START

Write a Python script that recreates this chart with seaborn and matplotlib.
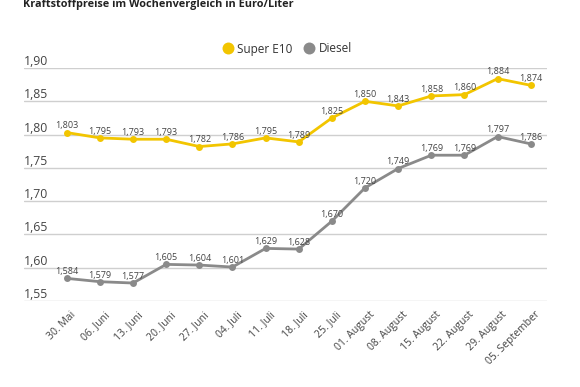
import matplotlib
matplotlib.use("Agg")
import matplotlib.pyplot as plt
import matplotlib.transforms as mtransforms
from matplotlib.lines import Line2D
import seaborn as sns
import pandas as pd

weeks = ["30. Mai", "06. Juni", "13. Juni", "20. Juni", "27. Juni", "04. Juli",
         "11. Juli", "18. Juli", "25. Juli", "01. August", "08. August",
         "15. August", "22. August", "29. August", "05. September"]
super_e10 = [1.803, 1.795, 1.793, 1.793, 1.782, 1.786, 1.795, 1.789, 1.825,
             1.850, 1.843, 1.858, 1.860, 1.884, 1.874]
diesel = [1.584, 1.579, 1.577, 1.605, 1.604, 1.601, 1.629, 1.628, 1.670,
          1.720, 1.749, 1.769, 1.769, 1.797, 1.786]
series_names = ["Super E10", "Diesel"]
yticks = [1.55, 1.60, 1.65, 1.70, 1.75, 1.80, 1.85, 1.90]
title = "Kraftstoffpreise im Wochenvergleich in Euro/Liter"

colors = {"Super E10": "#F2C500", "Diesel": "#8A8A8A"}

sns.set_theme(style="white")
plt.rcParams["font.family"] = ["Open Sans", "DejaVu Sans"]

df = pd.DataFrame({
    "x": list(range(len(weeks))) * 2,
    "Preis": super_e10 + diesel,
    "Sorte": [series_names[0]] * len(weeks) + [series_names[1]] * len(weeks),
})

fig = plt.figure(figsize=(5.8, 3.87), dpi=100)
ax = fig.add_axes([24 / 580, 1 - 301 / 387, (547 - 24) / 580, (301 - 68) / 387])

sns.lineplot(data=df, x="x", y="Preis", hue="Sorte", palette=colors,
             marker="o", markersize=5, markeredgewidth=0, linewidth=2,
             legend=False, ax=ax, zorder=3)

ax.set_xlim(-1.29, 14.49)
ax.set_ylim(1.55, 1.90)
ax.set_yticks(yticks)
ax.set_yticklabels([])
ax.tick_params(axis="y", length=0)
ax.yaxis.grid(True, color="#CFCFCF", linewidth=1)
ax.set_axisbelow(True)
for s in ax.spines.values():
    s.set_visible(False)
ax.set_xlabel("")
ax.set_ylabel("")

trans = mtransforms.blended_transform_factory(ax.transAxes, ax.transData)
for t in yticks:
    ax.text(0.0, t + 0.0045, f"{t:.2f}".replace(".", ","), transform=trans,
            ha="left", va="baseline", fontsize=8.8, color="#444444")

ax.set_xticks(range(len(weeks)))
ax.set_xticklabels(weeks, rotation=45, ha="right", va="top",
                   rotation_mode="anchor", fontsize=7.5, color="#444444")
ax.tick_params(axis="x", length=0, pad=6)
shift = mtransforms.ScaledTranslation(4 / 100, 0, fig.dpi_scale_trans)
for lbl in ax.get_xticklabels():
    lbl.set_transform(lbl.get_transform() + shift)

for vals in (super_e10, diesel):
    for i, v in enumerate(vals):
        ax.annotate(f"{v:.3f}".replace(".", ","), (i, v), xytext=(0, 3),
                    textcoords="offset points", ha="center", va="baseline",
                    fontsize=6.5, color="#444444", zorder=4)

fig.text(23 / 580, 1 - 5 / 387, title, ha="left", va="center",
         fontsize=7.8, fontweight="bold", color="#222222")

handles = [Line2D([], [], linestyle="", marker="o", markersize=8.6,
                  markeredgewidth=0, color=colors[n]) for n in series_names]
fig.legend(handles, series_names, loc="center", bbox_to_anchor=(287 / 580, 1 - 49 / 387),
           ncol=2, frameon=False, fontsize=8.5, handletextpad=0.3,
           columnspacing=0.9, handlelength=1.0, labelcolor="#333333")

fig.savefig("out.png", dpi=100)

END

■ **EXERCISE**
Print the whole listing above once more, word for word, without its pictures.

■ **FINISHED TASK**
Write a Python script that recreates this chart with seaborn and matplotlib.
import matplotlib
matplotlib.use("Agg")
import matplotlib.pyplot as plt
import matplotlib.transforms as mtransforms
from matplotlib.lines import Line2D
import seaborn as sns
import pandas as pd

weeks = ["30. Mai", "06. Juni", "13. Juni", "20. Juni", "27. Juni", "04. Juli",
         "11. Juli", "18. Juli", "25. Juli", "01. August", "08. August",
         "15. August", "22. August", "29. August", "05. September"]
super_e10 = [1.803, 1.795, 1.793, 1.793, 1.782, 1.786, 1.795, 1.789, 1.825,
             1.850, 1.843, 1.858, 1.860, 1.884, 1.874]
diesel = [1.584, 1.579, 1.577, 1.605, 1.604, 1.601, 1.629, 1.628, 1.670,
          1.720, 1.749, 1.769, 1.769, 1.797, 1.786]
series_names = ["Super E10", "Diesel"]
yticks = [1.55, 1.60, 1.65, 1.70, 1.75, 1.80, 1.85, 1.90]
title = "Kraftstoffpreise im Wochenvergleich in Euro/Liter"

colors = {"Super E10": "#F2C500", "Diesel": "#8A8A8A"}

sns.set_theme(style="white")
plt.rcParams["font.family"] = ["Open Sans", "DejaVu Sans"]

df = pd.DataFrame({
    "x": list(range(len(weeks))) * 2,
    "Preis": super_e10 + diesel,
    "Sorte": [series_names[0]] * len(weeks) + [series_names[1]] * len(weeks),
})

fig = plt.figure(figsize=(5.8, 3.87), dpi=100)
ax = fig.add_axes([24 / 580, 1 - 301 / 387, (547 - 24) / 580, (301 - 68) / 387])

sns.lineplot(data=df, x="x", y="Preis", hue="Sorte", palette=colors,
             marker="o", markersize=5, markeredgewidth=0, linewidth=2,
             legend=False, ax=ax, zorder=3)

ax.set_xlim(-1.29, 14.49)
ax.set_ylim(1.55, 1.90)
ax.set_yticks(yticks)
ax.set_yticklabels([])
ax.tick_params(axis="y", length=0)
ax.yaxis.grid(True, color="#CFCFCF", linewidth=1)
ax.set_axisbelow(True)
for s in ax.spines.values():
    s.set_visible(False)
ax.set_xlabel("")
ax.set_ylabel("")

trans = mtransforms.blended_transform_factory(ax.transAxes, ax.transData)
for t in yticks:
    ax.text(0.0, t + 0.0045, f"{t:.2f}".replace(".", ","), transform=trans,
            ha="left", va="baseline", fontsize=8.8, color="#444444")

ax.set_xticks(range(len(weeks)))
ax.set_xticklabels(weeks, rotation=45, ha="right", va="top",
                   rotation_mode="anchor", fontsize=7.5, color="#444444")
ax.tick_params(axis="x", length=0, pad=6)
shift = mtransforms.ScaledTranslation(4 / 100, 0, fig.dpi_scale_trans)
for lbl in ax.get_xticklabels():
    lbl.set_transform(lbl.get_transform() + shift)

for vals in (super_e10, diesel):
    for i, v in enumerate(vals):
        ax.annotate(f"{v:.3f}".replace(".", ","), (i, v), xytext=(0, 3),
                    textcoords="offset points", ha="center", va="baseline",
                    fontsize=6.5, color="#444444", zorder=4)

fig.text(23 / 580, 1 - 5 / 387, title, ha="left", va="center",
         fontsize=7.8, fontweight="bold", color="#222222")

handles = [Line2D([], [], linestyle="", marker="o", markersize=8.6,
                  markeredgewidth=0, color=colors[n]) for n in series_names]
fig.legend(handles, series_names, loc="center", bbox_to_anchor=(287 / 580, 1 - 49 / 387),
           ncol=2, frameon=False, fontsize=8.5, handletextpad=0.3,
           columnspacing=0.9, handlelength=1.0, labelcolor="#333333")

fig.savefig("out.png", dpi=100)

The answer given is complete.